Public-private partnerships, local funds and CSR
DASH is designed to operate under the existing legal and policy frameworks: the Adopt-A-School Program (ASP) and the Special Education Fund (SEF) of Local Government Units (LGUs). Private corporations can sponsor these school-houses through CSR initiatives, donation-in-kind, or full funding, taking advantage of tax incentives under Republic Act 8525 (“Adopt-a‐School Act of 1998”) where donors can claim up to 150% of their contributions as tax deduction.
This mix of funding — from GAA allocations of DepEd, IRAs/SEFs of LGUs, and private-sector CSR dollars — is smart. Because simply relying on the national budget or on DepEd’s annual infra allocation won’t close the gap. As one report notes, “at the current pace, it will take 55 years to eliminate the backlog.” We cannot wait 55 years.
My questions and suggestions
But of course there are questions, and ways to refine the idea:
Site selection and land tenure – The concept wisely gives options: existing DepEd land, LGU-donated land, or private donations. But in many remote areas, the stumbling block is legal titles, zoning, and access roads. The authors should include a pre-assessment checklist: is the land safe from flooding/typhoons, does it have utilities access, is the soil stable? A dashboard of ready lands per region would accelerate rollout.

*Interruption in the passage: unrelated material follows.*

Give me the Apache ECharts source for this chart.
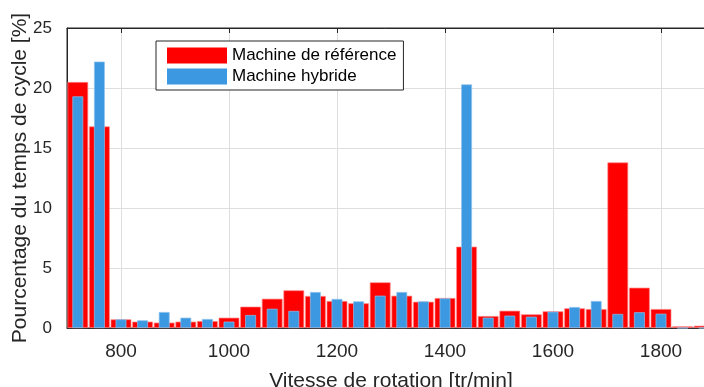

Sustainability of operation – Building the structure is only one part; running the dormitory and utilities cost money. Who pays for electricity (even if solar panels are installed)? The internet connectivity? The clean-water supply? The MOA among DepEd, LGU and partners must clearly allocate recurring costs and maintenance responsibilities.
Community buy-in and culture – A dormitory in a school may raise concerns (especially in some cultural contexts) about supervision, safety, gender-segregation, and boarding behaviours. The program should involve local stakeholders (barangays, parents, teachers) in the design and rules for dorm life.
Data-driven targeting – We know the classroom shortage is worst in places like NCR, CALABARZON, Soccsksargen and BARMM. But the boarding concept is particularly suited to remote islands, mountainous regions, or areas with indigenous communities. The program might prioritize those first—where the “walk hours” problem is acute.
Replication and modularity – Because the design is prefabricated and CKD (completely knocked down), as the proposal rightly says, there’s scalability built in. But we should also pilot one or two modules first, evaluate cost-per-student, maintenance over 3 years, and then refine.
Why this matters now
Because children cannot wait. Because teachers cannot open class while worrying about how to get home. Because a classroom is more than four walls—it is stability, dignity, hope. The world expects us to deliver not just some infrastructure, but the right kind. One that respects people, environment, and disaster-risk realities.
If the DASH programme succeeds, it could become a model: not just building more rooms, but building better lives. And if we don’t try now—given the backlog and mounting pressures—we risk leaving hundreds of thousands of learners behind.
In the end, it’s about more than capacity. It’s about commitment. Let’s turn every “classroom shortage” statistic into a “home for learning” milestone.